[TASK INSTRUCTIONS]
Pictures aside, quote the whole listing exactly.

· · ·

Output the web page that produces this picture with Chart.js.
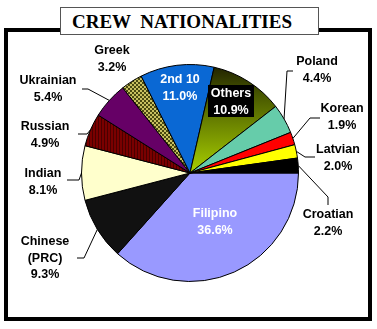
<!DOCTYPE html>
<html>
<head>
<meta charset="utf-8">
<script src="https://cdn.jsdelivr.net/npm/chart.js@4/dist/chart.umd.min.js"></script>
<style>
  body { margin: 0; background: #fff; }
  #wrap { position: relative; width: 377px; height: 329px; overflow: hidden; }
  #frame { position: absolute; left: 4px; top: 28px; width: 360px; height: 285px; border: 4px solid #000; }
  #chart { position: absolute; left: 0; top: 0; }
  #title {
    position: absolute; left: 60px; top: 7px; width: 259px; height: 28px;
    border: 1px solid #555; background: #fff; box-sizing: border-box;
    font: bold 19px "Liberation Serif", "Times New Roman", serif;
    line-height: 27px; padding-left: 11px; white-space: pre; color: #000;
  }
</style>
</head>
<body>
<div id="wrap">
  <div id="frame"></div>
  <canvas id="chart" width="377" height="329"></canvas>
  <div id="title">CREW  NATIONALITIES</div>
</div>
<script>
// data, clockwise from 3 o'clock
const nationalities = ['Filipino', 'Chinese (PRC)', 'Indian', 'Russian', 'Ukrainian', 'Greek',
  '2nd 10', 'Others', 'Poland', 'Korean', 'Latvian', 'Croatian'];
const shares = [36.6, 9.3, 8.1, 4.9, 5.4, 3.2, 11.0, 10.9, 4.4, 1.9, 2.0, 2.2];

// label text lines (value appended below)
const labelNames = [['Filipino'], ['Chinese', '(PRC)'], ['Indian'], ['Russian'], ['Ukrainian'], ['Greek'],
  ['2nd 10'], ['Others'], ['Poland'], ['Korean'], ['Latvian'], ['Croatian']];

// layout for labels: text centre x, first line y, text colour, leader points (elbow, end)
const labelLayout = [
  { x: 215, y: 214, color: '#fff' },
  { x: 45, y: 242, color: '#000', lead: [[84, 258], [77, 258]] },
  { x: 43, y: 174, color: '#000', lead: [[79, 180], [67, 180]] },
  { x: 45, y: 127, color: '#000', lead: [[87, 134], [78, 134]] },
  { x: 48, y: 81, color: '#000', lead: [[88, 89], [82, 89]] },
  { x: 112, y: 51, color: '#000' },
  { x: 180, y: 80, color: '#fff' },
  { x: 231, y: 94, color: '#fff', box: [208, 85, 46, 32] },
  { x: 317, y: 62, color: '#000', lead: [[287, 71], [293, 71]] },
  { x: 342, y: 109, color: '#000', lead: [[310, 118], [320, 118]] },
  { x: 338, y: 150, color: '#000', lead: [[305, 157], [315, 157]] },
  { x: 328, y: 215, color: '#000', lead: [[328, 197], [328, 205]] }
];

function makePattern(size, draw) {
  const c = document.createElement('canvas');
  c.width = size; c.height = size;
  draw(c.getContext('2d'));
  return document.getElementById('chart').getContext('2d').createPattern(c, 'repeat');
}

const russianStripes = makePattern(3, g => {
  g.fillStyle = '#7a0000'; g.fillRect(0, 0, 3, 3);
  g.fillStyle = '#4a0000'; g.fillRect(2, 0, 1, 3);
});
const greekDots = makePattern(4, g => {
  g.fillStyle = '#c8c060'; g.fillRect(0, 0, 4, 4);
  g.fillStyle = '#4a4a10'; g.fillRect(0, 0, 2, 2); g.fillRect(2, 2, 2, 2);
});

const sliceColors = ['#9999ff', '#111111', '#ffffcc', russianStripes, '#660066', greekDots,
  '#0a68d4', 'gradient', '#66ccaa', '#ff0000', '#ffff00', '#000000'];

function sliceFill(context) {
  const c = sliceColors[context.dataIndex];
  if (c !== 'gradient') return c;
  const chart = context.chart;
  const area = chart.chartArea;
  if (!area) return '#80a000';
  const g = chart.ctx.createLinearGradient(0, area.top, 0, (area.top + area.bottom) / 2);
  g.addColorStop(0, '#1e1e00');
  g.addColorStop(0.3, '#4a5a00');
  g.addColorStop(1, '#a8d000');
  return g;
}

const labelPlugin = {
  id: 'sliceLabels',
  afterDatasetsDraw(chart) {
    const ctx = chart.ctx;
    const arcs = chart.getDatasetMeta(0).data;
    ctx.save();
    ctx.font = 'bold 12.5px "Liberation Sans", Arial, sans-serif';
    ctx.textAlign = 'center';
    ctx.textBaseline = 'middle';
    labelLayout.forEach((lay, i) => {
      const arc = arcs[i];
      if (lay.lead) {
        const mid = (arc.startAngle + arc.endAngle) / 2;
        const px = arc.x + Math.cos(mid) * arc.outerRadius;
        const py = arc.y + Math.sin(mid) * arc.outerRadius;
        ctx.beginPath();
        ctx.moveTo(px, py);
        lay.lead.forEach(p => ctx.lineTo(p[0], p[1]));
        ctx.strokeStyle = '#000';
        ctx.lineWidth = 1;
        ctx.stroke();
      }
      if (lay.box) {
        ctx.fillStyle = '#000';
        ctx.fillRect(lay.box[0], lay.box[1], lay.box[2], lay.box[3]);
      }
      const lines = labelNames[i].concat([shares[i].toFixed(1) + '%']);
      ctx.fillStyle = lay.color;
      lines.forEach((t, k) => ctx.fillText(t, lay.x, lay.y + k * 16.5));
    });
    ctx.restore();
  }
};

new Chart(document.getElementById('chart'), {
  type: 'pie',
  data: {
    labels: nationalities,
    datasets: [{
      data: shares,
      backgroundColor: sliceFill,
      borderColor: '#000',
      borderWidth: 1
    }]
  },
  options: {
    responsive: false,
    animation: false,
    rotation: 90,
    layout: { padding: { left: 81, right: 78, top: 64, bottom: 47 } },
    plugins: {
      legend: { display: false },
      tooltip: { enabled: false }
    }
  },
  plugins: [labelPlugin]
});
</script>
</body>
</html>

· · ·

[EXPECTED ANSWER]
Output the web page that produces this picture with Chart.js.
<!DOCTYPE html>
<html>
<head>
<meta charset="utf-8">
<script src="https://cdn.jsdelivr.net/npm/chart.js@4/dist/chart.umd.min.js"></script>
<style>
  body { margin: 0; background: #fff; }
  #wrap { position: relative; width: 377px; height: 329px; overflow: hidden; }
  #frame { position: absolute; left: 4px; top: 28px; width: 360px; height: 285px; border: 4px solid #000; }
  #chart { position: absolute; left: 0; top: 0; }
  #title {
    position: absolute; left: 60px; top: 7px; width: 259px; height: 28px;
    border: 1px solid #555; background: #fff; box-sizing: border-box;
    font: bold 19px "Liberation Serif", "Times New Roman", serif;
    line-height: 27px; padding-left: 11px; white-space: pre; color: #000;
  }
</style>
</head>
<body>
<div id="wrap">
  <div id="frame"></div>
  <canvas id="chart" width="377" height="329"></canvas>
  <div id="title">CREW  NATIONALITIES</div>
</div>
<script>
// data, clockwise from 3 o'clock
const nationalities = ['Filipino', 'Chinese (PRC)', 'Indian', 'Russian', 'Ukrainian', 'Greek',
  '2nd 10', 'Others', 'Poland', 'Korean', 'Latvian', 'Croatian'];
const shares = [36.6, 9.3, 8.1, 4.9, 5.4, 3.2, 11.0, 10.9, 4.4, 1.9, 2.0, 2.2];

// label text lines (value appended below)
const labelNames = [['Filipino'], ['Chinese', '(PRC)'], ['Indian'], ['Russian'], ['Ukrainian'], ['Greek'],
  ['2nd 10'], ['Others'], ['Poland'], ['Korean'], ['Latvian'], ['Croatian']];

// layout for labels: text centre x, first line y, text colour, leader points (elbow, end)
const labelLayout = [
  { x: 215, y: 214, color: '#fff' },
  { x: 45, y: 242, color: '#000', lead: [[84, 258], [77, 258]] },
  { x: 43, y: 174, color: '#000', lead: [[79, 180], [67, 180]] },
  { x: 45, y: 127, color: '#000', lead: [[87, 134], [78, 134]] },
  { x: 48, y: 81, color: '#000', lead: [[88, 89], [82, 89]] },
  { x: 112, y: 51, color: '#000' },
  { x: 180, y: 80, color: '#fff' },
  { x: 231, y: 94, color: '#fff', box: [208, 85, 46, 32] },
  { x: 317, y: 62, color: '#000', lead: [[287, 71], [293, 71]] },
  { x: 342, y: 109, color: '#000', lead: [[310, 118], [320, 118]] },
  { x: 338, y: 150, color: '#000', lead: [[305, 157], [315, 157]] },
  { x: 328, y: 215, color: '#000', lead: [[328, 197], [328, 205]] }
];

function makePattern(size, draw) {
  const c = document.createElement('canvas');
  c.width = size; c.height = size;
  draw(c.getContext('2d'));
  return document.getElementById('chart').getContext('2d').createPattern(c, 'repeat');
}

const russianStripes = makePattern(3, g => {
  g.fillStyle = '#7a0000'; g.fillRect(0, 0, 3, 3);
  g.fillStyle = '#4a0000'; g.fillRect(2, 0, 1, 3);
});
const greekDots = makePattern(4, g => {
  g.fillStyle = '#c8c060'; g.fillRect(0, 0, 4, 4);
  g.fillStyle = '#4a4a10'; g.fillRect(0, 0, 2, 2); g.fillRect(2, 2, 2, 2);
});

const sliceColors = ['#9999ff', '#111111', '#ffffcc', russianStripes, '#660066', greekDots,
  '#0a68d4', 'gradient', '#66ccaa', '#ff0000', '#ffff00', '#000000'];

function sliceFill(context) {
  const c = sliceColors[context.dataIndex];
  if (c !== 'gradient') return c;
  const chart = context.chart;
  const area = chart.chartArea;
  if (!area) return '#80a000';
  const g = chart.ctx.createLinearGradient(0, area.top, 0, (area.top + area.bottom) / 2);
  g.addColorStop(0, '#1e1e00');
  g.addColorStop(0.3, '#4a5a00');
  g.addColorStop(1, '#a8d000');
  return g;
}

const labelPlugin = {
  id: 'sliceLabels',
  afterDatasetsDraw(chart) {
    const ctx = chart.ctx;
    const arcs = chart.getDatasetMeta(0).data;
    ctx.save();
    ctx.font = 'bold 12.5px "Liberation Sans", Arial, sans-serif';
    ctx.textAlign = 'center';
    ctx.textBaseline = 'middle';
    labelLayout.forEach((lay, i) => {
      const arc = arcs[i];
      if (lay.lead) {
        const mid = (arc.startAngle + arc.endAngle) / 2;
        const px = arc.x + Math.cos(mid) * arc.outerRadius;
        const py = arc.y + Math.sin(mid) * arc.outerRadius;
        ctx.beginPath();
        ctx.moveTo(px, py);
        lay.lead.forEach(p => ctx.lineTo(p[0], p[1]));
        ctx.strokeStyle = '#000';
        ctx.lineWidth = 1;
        ctx.stroke();
      }
      if (lay.box) {
        ctx.fillStyle = '#000';
        ctx.fillRect(lay.box[0], lay.box[1], lay.box[2], lay.box[3]);
      }
      const lines = labelNames[i].concat([shares[i].toFixed(1) + '%']);
      ctx.fillStyle = lay.color;
      lines.forEach((t, k) => ctx.fillText(t, lay.x, lay.y + k * 16.5));
    });
    ctx.restore();
  }
};

new Chart(document.getElementById('chart'), {
  type: 'pie',
  data: {
    labels: nationalities,
    datasets: [{
      data: shares,
      backgroundColor: sliceFill,
      borderColor: '#000',
      borderWidth: 1
    }]
  },
  options: {
    responsive: false,
    animation: false,
    rotation: 90,
    layout: { padding: { left: 81, right: 78, top: 64, bottom: 47 } },
    plugins: {
      legend: { display: false },
      tooltip: { enabled: false }
    }
  },
  plugins: [labelPlugin]
});
</script>
</body>
</html>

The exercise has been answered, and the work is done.